What to produce: Print every entry word for word, but omit the pictures.
=====
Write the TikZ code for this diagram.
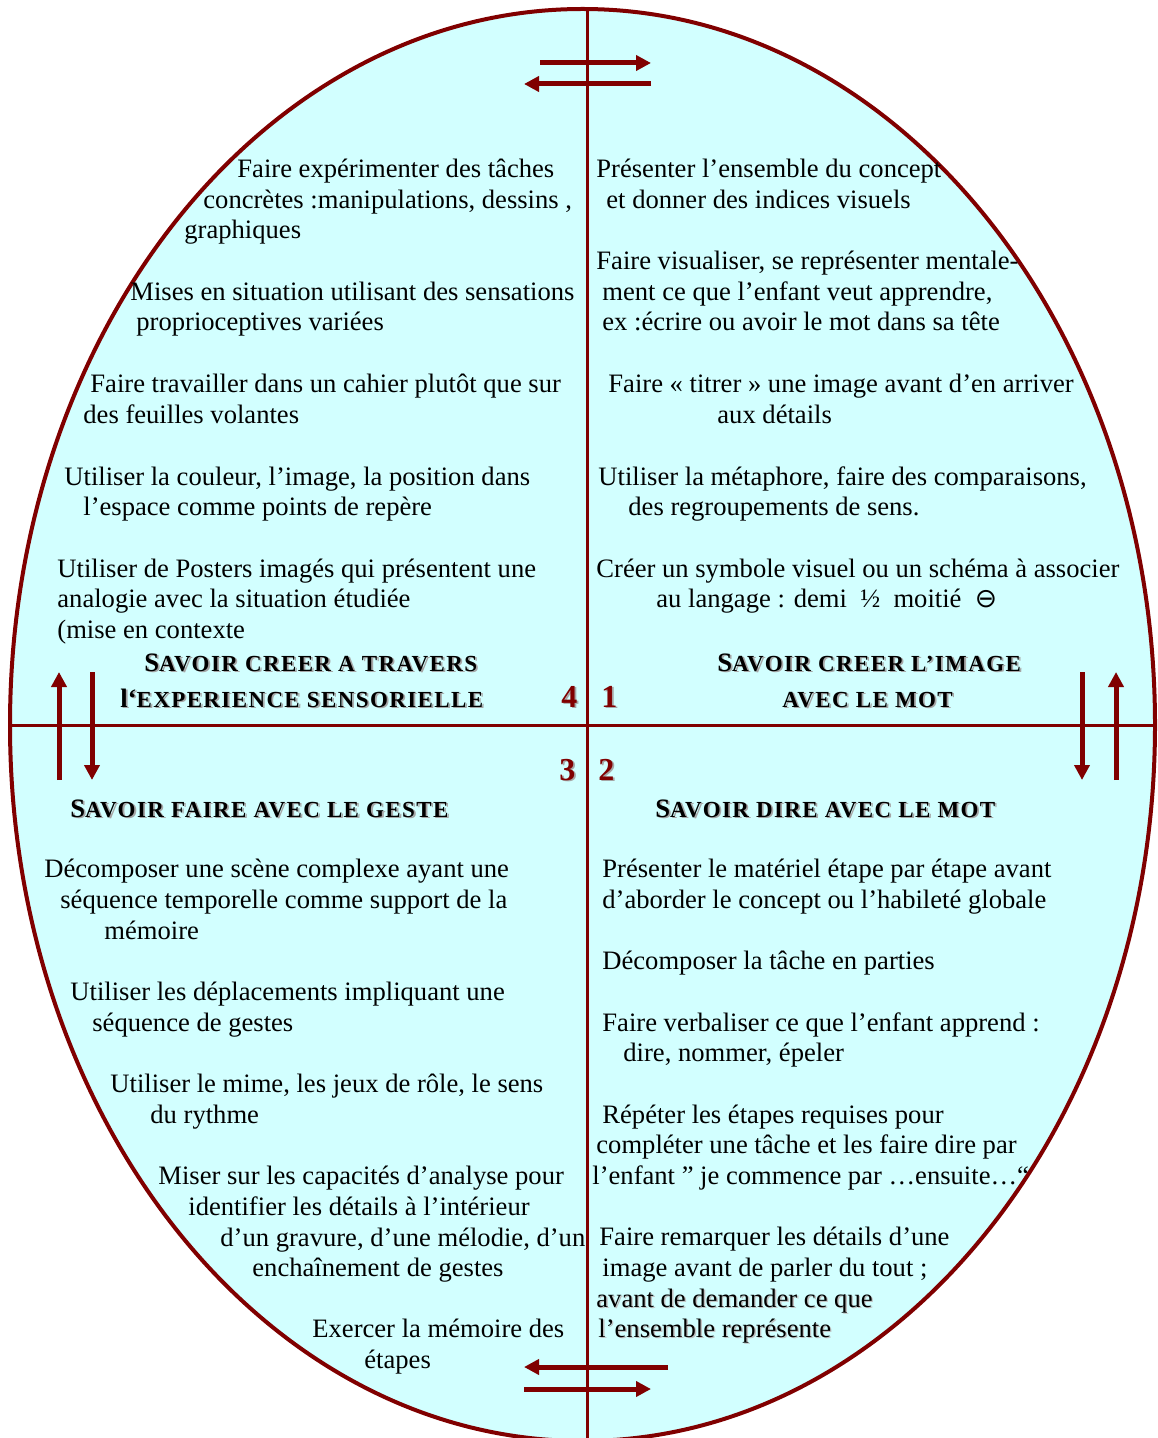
\documentclass[tikz,border=0pt]{standalone}
\usepackage{fontspec}
\setmainfont{Liberation Serif}
\newfontfamily\symfont{DejaVu Sans}
\newfontfamily\hscfont{Liberation Serif}[LetterSpace=6]
\usetikzlibrary{arrows.meta}
\definecolor{dred}{RGB}{128,0,0}
\definecolor{lcyan}{RGB}{210,255,255}
\newcommand{\shd}[1]{\leavevmode\rlap{\kern0.9pt\raisebox{-0.9pt}{\color{black!35}#1}}#1}
\newcommand{\lshd}[1]{\leavevmode\rlap{\kern0.7pt\raisebox{-0.7pt}{\color{black!25}#1}}#1}
\newcommand{\hsc}[1]{{\hscfont\bfseries\fontsize{11.5}{13}\selectfont #1}}
\tikzset{
  body/.style={anchor=base west, inner sep=0pt, font=\fontsize{13.3}{16}\selectfont},
  head/.style={anchor=base west, inner sep=0pt, font=\fontsize{13.3}{16}\selectfont\bfseries},
  num/.style={anchor=base west, inner sep=0pt, font=\fontsize{16}{18}\selectfont\bfseries, text=dred},
  arr/.style={draw=dred, line width=2.5pt, -{Triangle[length=7.5pt,width=7.5pt]}},
  axis/.style={draw=dred, line width=1.5pt}
}
\begin{document}
\begin{tikzpicture}[x=0.5pt,y=-0.5pt]
\useasboundingbox (0,0) rectangle (1157,1438);
\clip (0,0) rectangle (1157,1438);
\fill[lcyan] (582.5,725) ellipse [x radius=572.5, y radius=716];
\coordinate (vt) at (587,9);
\coordinate (vb) at (587,1441);
\coordinate (hl) at (10,725);
\coordinate (hr) at (1155,725);
\draw[axis] (vt) -- (vb);
\draw[axis] (hl) -- (hr);
\draw[dred, line width=2pt] (582.5,725) ellipse [x radius=572.5, y radius=716];
% arrows
\coordinate (ta1) at (540,63);  \coordinate (ta2) at (651,63);
\coordinate (tb1) at (651,84);  \coordinate (tb2) at (524,84);
\coordinate (ba1) at (668,1367); \coordinate (ba2) at (524,1367);
\coordinate (bb1) at (524,1389); \coordinate (bb2) at (651,1389);
\coordinate (la1) at (59,780);  \coordinate (la2) at (59,672);
\coordinate (lb1) at (92,672);  \coordinate (lb2) at (92,780);
\coordinate (ra1) at (1082,672); \coordinate (ra2) at (1082,780);
\coordinate (rb1) at (1116,780); \coordinate (rb2) at (1116,672);
\draw[arr] (ta1) -- (ta2);
\draw[arr] (tb1) -- (tb2);
\draw[arr] (ba1) -- (ba2);
\draw[arr] (bb1) -- (bb2);
\draw[arr] (la1) -- (la2);
\draw[arr] (lb1) -- (lb2);
\draw[arr] (ra1) -- (ra2);
\draw[arr] (rb1) -- (rb2);
% quadrant 4
\node[body] (a1) at (237,178) {Faire expérimenter des tâches};
\node[body] (a2) at (203,209) {concrètes :manipulations, dessins ,};
\node[body] (a3) at (184,239) {graphiques};
\node[body] (a4) at (130,301) {Mises en situation utilisant des sensations};
\node[body] (a5) at (136,331) {proprioceptives variées};
\node[body] (a6) at (90,393) {Faire travailler dans un cahier plutôt que sur};
\node[body] (a7) at (83,423) {des feuilles volantes};
\node[body] (a8) at (64,485) {Utiliser la couleur, l’image, la position dans};
\node[body] (a9) at (83,515) {l’espace comme points de repère};
\node[body] (a10) at (57,577) {Utiliser de Posters imagés qui présentent une};
\node[body] (a11) at (57,607) {analogie avec la situation étudiée};
\node[body] (a12) at (57,638) {(mise en contexte};
\node[head] (h4a) at (144,671) {\shd{S\hsc{AVOIR CREER A TRAVERS}}};
\node[head] (h4b) at (120,707) {\shd{l‘\hsc{EXPERIENCE SENSORIELLE}}};
\node[num] (n4) at (561,707) {\shd{4}};
% quadrant 1
\node[body] (b1) at (596,178) {Présenter l’ensemble du concept};
\node[body] (b2) at (606,209) {et donner des indices visuels};
\node[body] (b3) at (596,270) {Faire visualiser, se représenter mentale-};
\node[body] (b4) at (602,301) {ment ce que l’enfant veut apprendre,};
\node[body] (b5) at (602,331) {ex :écrire ou avoir le mot dans sa tête};
\node[body] (b6) at (608,393) {Faire « titrer » une image avant d’en arriver};
\node[body] (b7) at (717,423) {aux détails};
\node[body] (b8) at (598,485) {Utiliser la métaphore, faire des comparaisons,};
\node[body] (b9) at (628,515) {des regroupements de sens.};
\node[body] (b10) at (596,577) {Créer un symbole visuel ou un schéma à associer};
\node[body] (b11) at (656,607) {au langage : demi~~½~~moitié~~{\symfont ⊖}};
\node[head] (h1a) at (717,671) {\shd{S\hsc{AVOIR CREER L’IMAGE}}};
\node[head] (h1b) at (782,707) {\shd{\hsc{AVEC LE MOT}}};
\node[num] (n1) at (601,707) {\shd{1}};
% quadrant 3
\node[num] (n3) at (559,780) {\shd{3}};
\node[head] (h3) at (70,817) {\shd{S\hsc{AVOIR FAIRE AVEC LE GESTE}}};
\node[body] (c1) at (44,877) {Décomposer une scène complexe ayant une};
\node[body] (c2) at (60,908) {séquence temporelle comme support de la};
\node[body] (c3) at (104,939) {mémoire};
\node[body] (c4) at (70,1000) {Utiliser les déplacements impliquant une};
\node[body] (c5) at (92,1031) {séquence de gestes};
\node[body] (c6) at (110,1092) {Utiliser le mime, les jeux de rôle, le sens};
\node[body] (c7) at (150,1123) {du rythme};
\node[body] (c8) at (158,1184) {Miser sur les capacités d’analyse pour};
\node[body] (c9) at (188,1215) {identifier les détails à l’intérieur};
\node[body] (c10) at (220,1246) {d’un gravure, d’une mélodie, d’un};
\node[body] (c11) at (252,1276) {enchaînement de gestes};
\node[body] (c12) at (312,1337) {Exercer la mémoire des};
\node[body] (c13) at (364,1368) {étapes};
% quadrant 2
\node[num] (n2) at (598,780) {\shd{2}};
\node[head] (h2) at (655,817) {\shd{S\hsc{AVOIR DIRE AVEC LE MOT}}};
\node[body] (d1) at (602,877) {Présenter le matériel étape par étape avant};
\node[body] (d2) at (602,908) {d’aborder le concept ou l’habileté globale};
\node[body] (d3) at (602,969) {Décomposer la tâche en parties};
\node[body] (d4) at (602,1031) {Faire verbaliser ce que l’enfant apprend :};
\node[body] (d5) at (623,1061) {dire, nommer, épeler};
\node[body] (d6) at (602,1123) {Répéter les étapes requises pour};
\node[body] (d7) at (596,1153) {compléter une tâche et les faire dire par};
\node[body] (d8) at (592,1184) {l’enfant ” je commence par …ensuite…“};
\node[body] (d9) at (599,1245) {Faire remarquer les détails d’une};
\node[body] (d10) at (602,1276) {image avant de parler du tout ;};
\node[body] (d11) at (596,1307) {\lshd{avant de demander ce que}};
\node[body] (d12) at (598,1337) {\lshd{l’ensemble représente}};
\end{tikzpicture}
\end{document}
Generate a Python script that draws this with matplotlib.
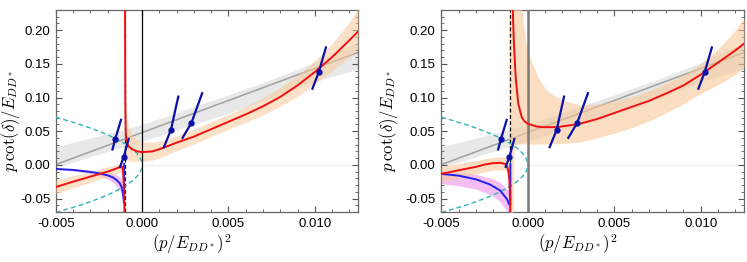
=====
Result of the task:
Write the TikZ code for this diagram.
\documentclass[tikz,border=0pt]{standalone}
\usepackage{fontspec}
\setmainfont{Liberation Serif}
\newfontfamily\symfont{DejaVu Sans}
\newfontfamily\hscfont{Liberation Serif}[LetterSpace=6]
\usetikzlibrary{arrows.meta}
\definecolor{dred}{RGB}{128,0,0}
\definecolor{lcyan}{RGB}{210,255,255}
\newcommand{\shd}[1]{\leavevmode\rlap{\kern0.9pt\raisebox{-0.9pt}{\color{black!35}#1}}#1}
\newcommand{\lshd}[1]{\leavevmode\rlap{\kern0.7pt\raisebox{-0.7pt}{\color{black!25}#1}}#1}
\newcommand{\hsc}[1]{{\hscfont\bfseries\fontsize{11.5}{13}\selectfont #1}}
\tikzset{
  body/.style={anchor=base west, inner sep=0pt, font=\fontsize{13.3}{16}\selectfont},
  head/.style={anchor=base west, inner sep=0pt, font=\fontsize{13.3}{16}\selectfont\bfseries},
  num/.style={anchor=base west, inner sep=0pt, font=\fontsize{16}{18}\selectfont\bfseries, text=dred},
  arr/.style={draw=dred, line width=2.5pt, -{Triangle[length=7.5pt,width=7.5pt]}},
  axis/.style={draw=dred, line width=1.5pt}
}
\begin{document}
\begin{tikzpicture}[x=0.5pt,y=-0.5pt]
\useasboundingbox (0,0) rectangle (1157,1438);
\clip (0,0) rectangle (1157,1438);
\fill[lcyan] (582.5,725) ellipse [x radius=572.5, y radius=716];
\coordinate (vt) at (587,9);
\coordinate (vb) at (587,1441);
\coordinate (hl) at (10,725);
\coordinate (hr) at (1155,725);
\draw[axis] (vt) -- (vb);
\draw[axis] (hl) -- (hr);
\draw[dred, line width=2pt] (582.5,725) ellipse [x radius=572.5, y radius=716];
% arrows
\coordinate (ta1) at (540,63);  \coordinate (ta2) at (651,63);
\coordinate (tb1) at (651,84);  \coordinate (tb2) at (524,84);
\coordinate (ba1) at (668,1367); \coordinate (ba2) at (524,1367);
\coordinate (bb1) at (524,1389); \coordinate (bb2) at (651,1389);
\coordinate (la1) at (59,780);  \coordinate (la2) at (59,672);
\coordinate (lb1) at (92,672);  \coordinate (lb2) at (92,780);
\coordinate (ra1) at (1082,672); \coordinate (ra2) at (1082,780);
\coordinate (rb1) at (1116,780); \coordinate (rb2) at (1116,672);
\draw[arr] (ta1) -- (ta2);
\draw[arr] (tb1) -- (tb2);
\draw[arr] (ba1) -- (ba2);
\draw[arr] (bb1) -- (bb2);
\draw[arr] (la1) -- (la2);
\draw[arr] (lb1) -- (lb2);
\draw[arr] (ra1) -- (ra2);
\draw[arr] (rb1) -- (rb2);
% quadrant 4
\node[body] (a1) at (237,178) {Faire expérimenter des tâches};
\node[body] (a2) at (203,209) {concrètes :manipulations, dessins ,};
\node[body] (a3) at (184,239) {graphiques};
\node[body] (a4) at (130,301) {Mises en situation utilisant des sensations};
\node[body] (a5) at (136,331) {proprioceptives variées};
\node[body] (a6) at (90,393) {Faire travailler dans un cahier plutôt que sur};
\node[body] (a7) at (83,423) {des feuilles volantes};
\node[body] (a8) at (64,485) {Utiliser la couleur, l’image, la position dans};
\node[body] (a9) at (83,515) {l’espace comme points de repère};
\node[body] (a10) at (57,577) {Utiliser de Posters imagés qui présentent une};
\node[body] (a11) at (57,607) {analogie avec la situation étudiée};
\node[body] (a12) at (57,638) {(mise en contexte};
\node[head] (h4a) at (144,671) {\shd{S\hsc{AVOIR CREER A TRAVERS}}};
\node[head] (h4b) at (120,707) {\shd{l‘\hsc{EXPERIENCE SENSORIELLE}}};
\node[num] (n4) at (561,707) {\shd{4}};
% quadrant 1
\node[body] (b1) at (596,178) {Présenter l’ensemble du concept};
\node[body] (b2) at (606,209) {et donner des indices visuels};
\node[body] (b3) at (596,270) {Faire visualiser, se représenter mentale-};
\node[body] (b4) at (602,301) {ment ce que l’enfant veut apprendre,};
\node[body] (b5) at (602,331) {ex :écrire ou avoir le mot dans sa tête};
\node[body] (b6) at (608,393) {Faire « titrer » une image avant d’en arriver};
\node[body] (b7) at (717,423) {aux détails};
\node[body] (b8) at (598,485) {Utiliser la métaphore, faire des comparaisons,};
\node[body] (b9) at (628,515) {des regroupements de sens.};
\node[body] (b10) at (596,577) {Créer un symbole visuel ou un schéma à associer};
\node[body] (b11) at (656,607) {au langage : demi~~½~~moitié~~{\symfont ⊖}};
\node[head] (h1a) at (717,671) {\shd{S\hsc{AVOIR CREER L’IMAGE}}};
\node[head] (h1b) at (782,707) {\shd{\hsc{AVEC LE MOT}}};
\node[num] (n1) at (601,707) {\shd{1}};
% quadrant 3
\node[num] (n3) at (559,780) {\shd{3}};
\node[head] (h3) at (70,817) {\shd{S\hsc{AVOIR FAIRE AVEC LE GESTE}}};
\node[body] (c1) at (44,877) {Décomposer une scène complexe ayant une};
\node[body] (c2) at (60,908) {séquence temporelle comme support de la};
\node[body] (c3) at (104,939) {mémoire};
\node[body] (c4) at (70,1000) {Utiliser les déplacements impliquant une};
\node[body] (c5) at (92,1031) {séquence de gestes};
\node[body] (c6) at (110,1092) {Utiliser le mime, les jeux de rôle, le sens};
\node[body] (c7) at (150,1123) {du rythme};
\node[body] (c8) at (158,1184) {Miser sur les capacités d’analyse pour};
\node[body] (c9) at (188,1215) {identifier les détails à l’intérieur};
\node[body] (c10) at (220,1246) {d’un gravure, d’une mélodie, d’un};
\node[body] (c11) at (252,1276) {enchaînement de gestes};
\node[body] (c12) at (312,1337) {Exercer la mémoire des};
\node[body] (c13) at (364,1368) {étapes};
% quadrant 2
\node[num] (n2) at (598,780) {\shd{2}};
\node[head] (h2) at (655,817) {\shd{S\hsc{AVOIR DIRE AVEC LE MOT}}};
\node[body] (d1) at (602,877) {Présenter le matériel étape par étape avant};
\node[body] (d2) at (602,908) {d’aborder le concept ou l’habileté globale};
\node[body] (d3) at (602,969) {Décomposer la tâche en parties};
\node[body] (d4) at (602,1031) {Faire verbaliser ce que l’enfant apprend :};
\node[body] (d5) at (623,1061) {dire, nommer, épeler};
\node[body] (d6) at (602,1123) {Répéter les étapes requises pour};
\node[body] (d7) at (596,1153) {compléter une tâche et les faire dire par};
\node[body] (d8) at (592,1184) {l’enfant ” je commence par …ensuite…“};
\node[body] (d9) at (599,1245) {Faire remarquer les détails d’une};
\node[body] (d10) at (602,1276) {image avant de parler du tout ;};
\node[body] (d11) at (596,1307) {\lshd{avant de demander ce que}};
\node[body] (d12) at (598,1337) {\lshd{l’ensemble représente}};
\end{tikzpicture}
\end{document}
Generate a Python script that draws this with matplotlib.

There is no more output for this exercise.